Lieberman was about to speak when Johnstone raised his right hand palm up for him to stop.
“Takes a lot of money to send kids to college,” Johnstone said.
“A lot of money.”
The man in the bed closed his eyes and was silent for about thirty seconds. Lieberman thought he was asleep, but with closed eyes Johnstone said quietly, “You see where I’m going with this?”
“I think so. Someone paid you a lot of money for you to kill Gower. You’re going to give it to your grandchildren to go to college.”
“A mind is a terrible thing to waste. Seen those ads?”
“I donate to the United Negro College Fund,” Lieberman said. “Who paid you to shoot Gower?”
“So the man I shot was named Gower? First name or last?”
“Last.”
“You had a photograph of Gower in your pocket.”
“But not his name. Never knew his name till you just said it. You ever kill a man? I mean you being a cop?”
“A couple of times.”
“Thought I’d feel bad,” said Johnstone. “I do, but physical not mental. Ever been shot?”
“No. The person who hired you to kill Gower wasn’t a good man,” said Lieberman.
“Maybe so. Maybe no. But he was a man with money.”
Johnstone leaned a little toward Lieberman and lowered his voice.
“Between you
, me, and your Snickers bar, I already put the money where only my grandkids can get it. Add that to my insurance money and it’s a nice amount. You can’t take it from me.”
The oscilloscope let out a series of blips. The green line was frantically drawing the dark landscape.
“I don’t want to take your money. I want the name of the man who paid you.”
“Can’t do it,” Johnstone said. “I think I better … there water in here?”
“I’ll call the nurse. They told me not to give you water.”
“But they didn’t say anything about candy bars?”
“I’ll call the nurse.”
“No.” He held up a thin arm, bone and veins showing. “No more talk now,” Johnstone whispered and then he was definitely asleep.
Lieberman got up and moved toward the door. He would come back later.
“You understand?” Monty said. Monty the barber looked like a twig, a bald twig with wide brown suspenders. Monty had blue eyes and peppermint breath. He popped Certs like Wayne’s cousin Kenneth had popped uppers back in the eighties when they were kids.

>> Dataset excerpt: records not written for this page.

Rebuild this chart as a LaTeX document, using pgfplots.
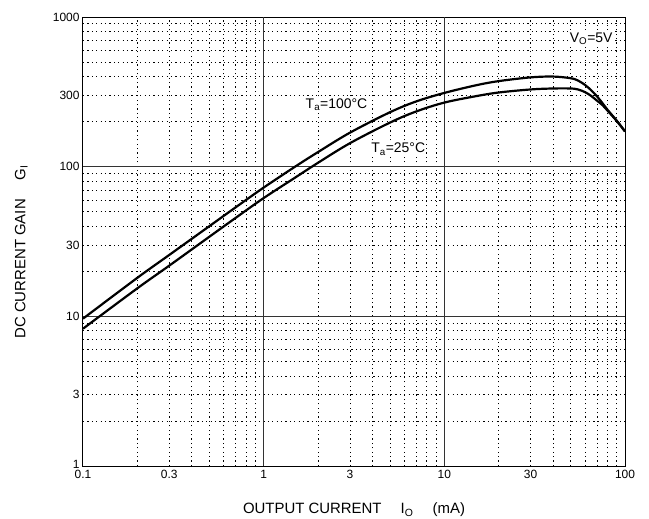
\documentclass[border=0pt]{standalone}
\usepackage{fontspec}
\setmainfont{Liberation Sans}
\usepackage{pgfplots}
\pgfplotsset{compat=1.18}

\begin{document}
\begin{tikzpicture}
\begin{loglogaxis}[
    scale only axis,
    width=542bp, height=449bp,
    xmin=0.1, xmax=100,
    ymin=1, ymax=1000,
    xtick={0.1,0.3,1,3,10,30,100},
    xticklabels={0.1,0.3,1,3,10,30,100},
    ytick={1,3,10,30,100,300,1000},
    yticklabels={\raisebox{4bp}{1},3,10,30,100,300,1000},
    minor xtick={0.2,0.3,0.4,0.5,0.6,0.7,0.8,0.9,2,3,4,5,6,7,8,9,20,30,40,50,60,70,80,90},
    minor ytick={2,3,4,5,6,7,8,9,20,30,40,50,60,70,80,90,200,300,400,500,600,700,800,900},
    major tick length=0pt, minor tick length=0pt,
    xminorgrids, yminorgrids,
    minor grid style={black, line width=0.7bp, dash pattern=on 1.2bp off 3.2bp},
    major grid style={black!80, line width=0.9bp},
    extra x ticks={1,10}, extra x tick labels={},
    extra x tick style={grid=major},
    extra y ticks={10,100}, extra y tick labels={},
    extra y tick style={grid=major},
    axis line style={line width=1bp},
    tick label style={font=\fontsize{12}{13}\selectfont},
    xticklabel style={yshift=-1bp},
    xlabel={OUTPUT CURRENT\quad\ I\textsubscript{O}\quad\ (mA)},
    ylabel={DC CURRENT GAIN\quad\ G\textsubscript{I}},
    every axis x label/.style={at={(axis description cs:0.5,-0.098)}, anchor=center,
        font=\fontsize{15}{16}\selectfont},
    every axis y label/.style={at={(axis description cs:-0.114,0.477)}, rotate=90, anchor=center,
        font=\fontsize{15}{16}\selectfont},
]
% Ta = 100 C
\addplot[black, line width=2.2bp, smooth, tension=0.55] coordinates {
    (0.1,9.65) (0.2,18.1) (0.3,25.7) (0.5,40.0) (0.7,53.5) (1,72.5)
    (1.5,100.4) (2,125.2) (3,168.6) (5,231) (7,273) (10,311) (15,350) (20,373)
    (30,395) (40,400) (50,390) (55,376) (60,352) (65,324) (70,295) (75,266)
    (80,240) (90,203) (100,172)
};
% Ta = 25 C
\addplot[black, line width=2.2bp, smooth, tension=0.55] coordinates {
    (0.1,8.27) (0.2,15.4) (0.3,21.8) (0.5,34.0) (0.7,45.5) (1,61.7)
    (1.5,84.8) (2,106.2) (3,143.4) (5,197) (7,234) (10,268) (15,296) (20,313)
    (30,328) (40,333) (50,333) (55,328) (60,315) (65,297) (70,276) (75,258)
    (80,237) (90,202) (100,172)
};
\node[fill=white, inner sep=1bp, font=\fontsize{14}{15}\selectfont] at (axis cs:2.53,258) {T\textsubscript{a}=100°C};
\node[fill=white, inner sep=1bp, font=\fontsize{14}{15}\selectfont] at (axis cs:5.56,131) {T\textsubscript{a}=25°C};
\node[fill=white, inner sep=2bp, font=\fontsize{14}{15}\selectfont] at (axis cs:65,720) {V\textsubscript{O}=5V};
\end{loglogaxis}
\pgfresetboundingbox
\path (current axis.south west) ++(-83bp,-52bp) coordinate (bl);
\path (current axis.north east) ++(24bp,17bp) coordinate (tr);
\useasboundingbox (bl) rectangle (tr);
\end{tikzpicture}
\end{document}
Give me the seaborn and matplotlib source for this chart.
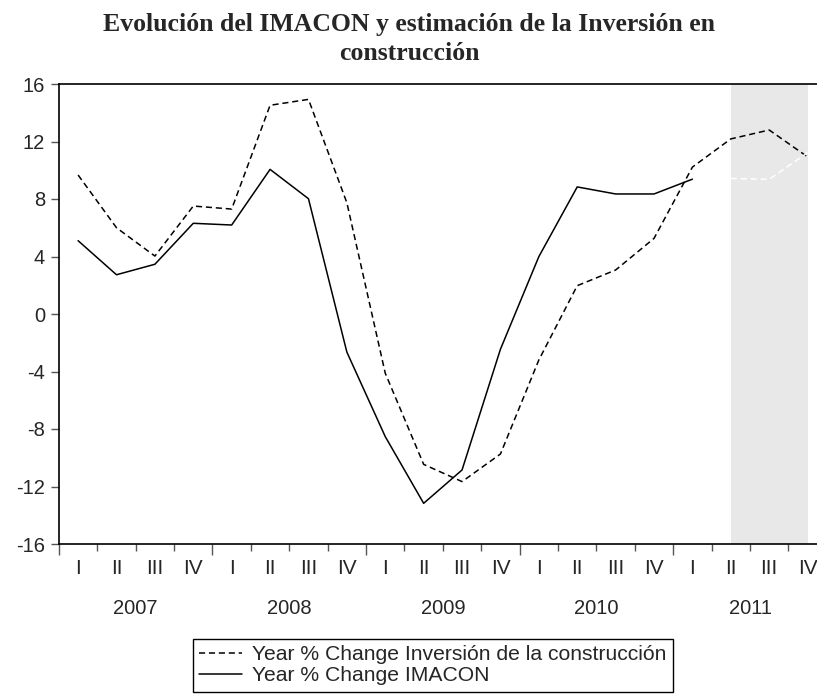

“Yes,” said Wayne looking at himself in the mirror, watching the hair fall in ringlets as Monty cut and talked, narrow knobby shoulders huddled holding today’s suspenders.
The Clean Cut was old, ceiling a patterned plaster, floor white tile blocks with cracks that ran like meandering rivers, walls covered in paper with repeating pictures of ancient airplanes.
Monty was alone today. The other barber chairs sat empty and only Mr. Photopopolus, who lived in the Garden Gables Assisted Living Facility in a three-story off of Morse near the El, sat waiting. The bus had driven Mr. Photopopolus from the Garden Gables. It would be back for him in an hour. Mr. Photopopolus didn’t care if it was five hours. He liked the smell of the barbershop. He liked fingering the curled edges of the magazines that flopped on the small table next to him. He liked listening to Monty and throwing in an observation when he could.
“So, it’s a miracle,” Monty said. “All this.”
He paused to wave his comb and point it around the shop. Wayne could see him in the mirror.
“You gotta think about it, Wayne,” he went on. “People were on the earth with nothing, nothing at all, no thing at all. Just people and the earth and the animals and whatever was growing. And they made from it houses and cars and computers and cake mixers.”